Desde a tragédia de Brumadinho, 22 barragens em 12 cidades mineiras entraram em emergência. Destas, quatro estão no nível 3, o máximo, de risco de rompimento iminente. Todas pertencem à Vale. 

É isso que Julia Cruz, assessora do programa de Desenvolvimento e Direitos Socioambientais da ONG Conectas Direitos Humanos, aponta como uma grande preocupação. Para ela, é urgente “olhar para as condições sistêmicas que dão origem a esses desastres. Ou seja, o que fazer para não ter um terceiro acidente”.

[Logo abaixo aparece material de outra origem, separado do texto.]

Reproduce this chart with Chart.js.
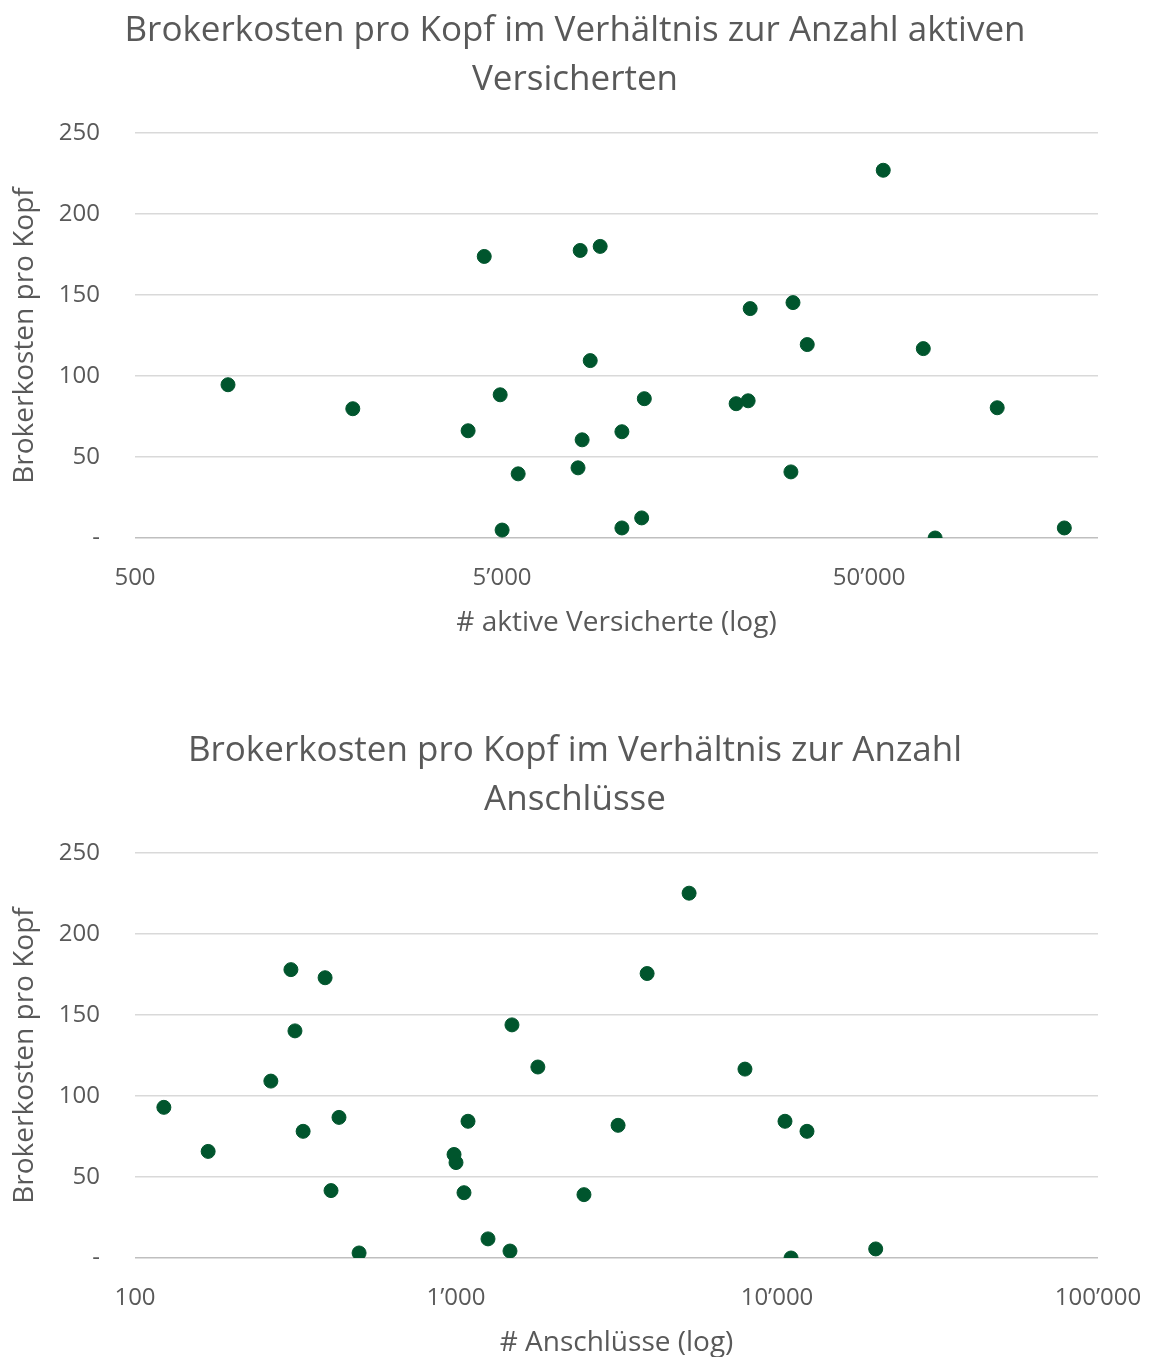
<!DOCTYPE html>
<html>
<head>
<meta charset="utf-8">
<script src="https://cdn.jsdelivr.net/npm/chart.js@4.4.1/dist/chart.umd.min.js"></script>
<style>
  html, body { margin: 0; padding: 0; background: #fff; overflow: hidden; }
  .box { position: absolute; left: 0; width: 1150px; height: 690px; }
  #box1 { top: 0; }
  #box2 { top: 720px; }
</style>
</head>
<body>
<div class="box" id="box1"><canvas id="chart1"></canvas></div>
<div class="box" id="box2"><canvas id="chart2"></canvas></div>
<script>
// titles and axis labels
const titleTop = ['Brokerkosten pro Kopf im Verhältnis zur Anzahl aktiven', 'Versicherten'];
const titleBottom = ['Brokerkosten pro Kopf im Verhältnis zur Anzahl', 'Anschlüsse'];
const yAxisTitle = 'Brokerkosten pro Kopf';
const xTitleTop = '# aktive Versicherte (log)';
const xTitleBottom = '# Anschlüsse (log)';

// tick values
const yTicks = [0, 50, 100, 150, 200, 250];
const xTicksTop = [500, 5000, 50000];
const xTicksBottom = [100, 1000, 10000, 100000];

// top chart: active insured vs broker cost per head
const versicherte = [896, 1960, 4040, 4470, 4940, 5000, 5530, 8050, 8160, 8260, 8690, 9250, 10600, 10600, 12000, 12200,
  21700, 23400, 23700, 30600, 31000, 33900, 54600, 70200, 75600, 111600, 170000];
const kostenTop = [94.6, 79.8, 66.2, 173.8, 88.4, 4.9, 39.6, 43.3, 177.5, 60.6, 109.5, 180, 65.6, 6.2, 12.4, 86,
  82.9, 84.7, 141.6, 40.8, 145.3, 119.4, 227, 116.9, 0, 80.4, 6.2];

// bottom chart: number of affiliations vs broker cost per head
const anschluesse = [123, 169, 265, 306, 315, 334, 391, 408, 432, 499, 986, 1000, 1059, 1090, 1258, 1473, 1494,
  1799, 2504, 3198, 3939, 5323, 7947, 10590, 11060, 12400, 20300];
const kostenBottom = [93, 65.8, 109.2, 178, 140.2, 78.2, 173, 41.6, 86.8, 3.1, 63.9, 58.9, 40.3, 84.4, 11.8, 4.3, 143.9,
  117.9, 39.1, 81.9, 175.6, 225.2, 116.6, 84.4, 0, 78.2, 5.6];

const green = '#00552d';
const textColor = '#595959';
const family = "'Open Sans', 'Noto Sans', sans-serif";

function fmt(v) {
  return String(v).replace(/\B(?=(\d{3})+(?!\d))/g, '\u2019');
}

function makeChart(id, title, xTitle, xs, ys, xMin, xMax, xTicks) {
  const ctx = document.getElementById(id).getContext('2d');
  return new Chart(ctx, {
    type: 'scatter',
    data: {
      datasets: [{
        data: xs.map((x, i) => ({ x: x, y: ys[i] })),
        backgroundColor: green,
        borderColor: green,
        pointRadius: 7,
        pointHoverRadius: 7
      }]
    },
    options: {
      responsive: true,
      maintainAspectRatio: false,
      animation: false,
      layout: { padding: { left: 0, right: 0, top: 0, bottom: 10 } },
      plugins: {
        legend: { display: false },
        tooltip: { enabled: false },
        title: {
          display: true,
          text: title,
          color: textColor,
          font: { family: family, size: 35, weight: 'normal', lineHeight: 1.4 },
          padding: { top: 7, bottom: 28 }
        }
      },
      scales: {
        x: {
          type: 'logarithmic',
          min: xMin,
          max: xMax,
          afterBuildTicks: s => { s.ticks = xTicks.map(v => ({ value: v })); },
          afterFit: s => { s.height = 142; },
          grid: { display: true, drawOnChartArea: false, drawTicks: true, tickLength: 26, tickColor: 'rgba(0,0,0,0)' },
          border: { display: false },
          ticks: {
            color: textColor,
            font: { family: family, size: 24 },
            padding: 0,
            maxRotation: 0,
            autoSkip: false,
            callback: v => fmt(v)
          },
          title: {
            display: true,
            text: xTitle,
            color: textColor,
            font: { family: family, size: 28 },
            padding: { top: 0, bottom: 40 }
          }
        },
        y: {
          min: 0,
          max: 250,
          afterBuildTicks: s => { s.ticks = yTicks.map(v => ({ value: v })); },
          afterFit: s => { s.width = 135; },
          grid: {
            color: c => (c.tick && c.tick.value === 0) ? '#bfbfbf' : '#d9d9d9',
            lineWidth: 1.5,
            drawTicks: false
          },
          border: { display: false },
          ticks: {
            color: textColor,
            font: { family: family, size: 24 },
            padding: 35,
            callback: v => v === 0 ? '-' : v
          },
          title: {
            display: true,
            text: yAxisTitle,
            color: textColor,
            font: { family: family, size: 28 },
            padding: { top: 8, bottom: 0 }
          }
        },
        // empty right-hand axis keeps the plot clear of the right edge
        yRight: {
          position: 'right',
          min: 0,
          max: 250,
          afterFit: s => { s.width = 52; },
          grid: { display: false, drawTicks: false },
          border: { display: false },
          ticks: { display: false }
        }
      }
    }
  });
}

makeChart('chart1', titleTop, xTitleTop, versicherte, kostenTop, 500, 210000, xTicksTop);
makeChart('chart2', titleBottom, xTitleBottom, anschluesse, kostenBottom, 100, 100000, xTicksBottom);
</script>
</body>
</html>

Em termos legislativos, até agora 78 projetos relacionados à questão da regulamentação de barragens foram apresentados no Congresso Nacional. Nenhum deles, porém, foi completamente aprovado e sancionado.

De concreto, até agora, há apenas uma resolução da Agência Nacional de Mineração (ANM), que proíbe a criação de novas barragens do estilo a montante, a mesma de Brumadinho e Mariana. 

Segundo Julia, “ Brumadinho é o capítulo dois de Mariana. O fato de que a gente não olhou o porquê Mariana aconteceu fez com que Brumadinho fosse possível”.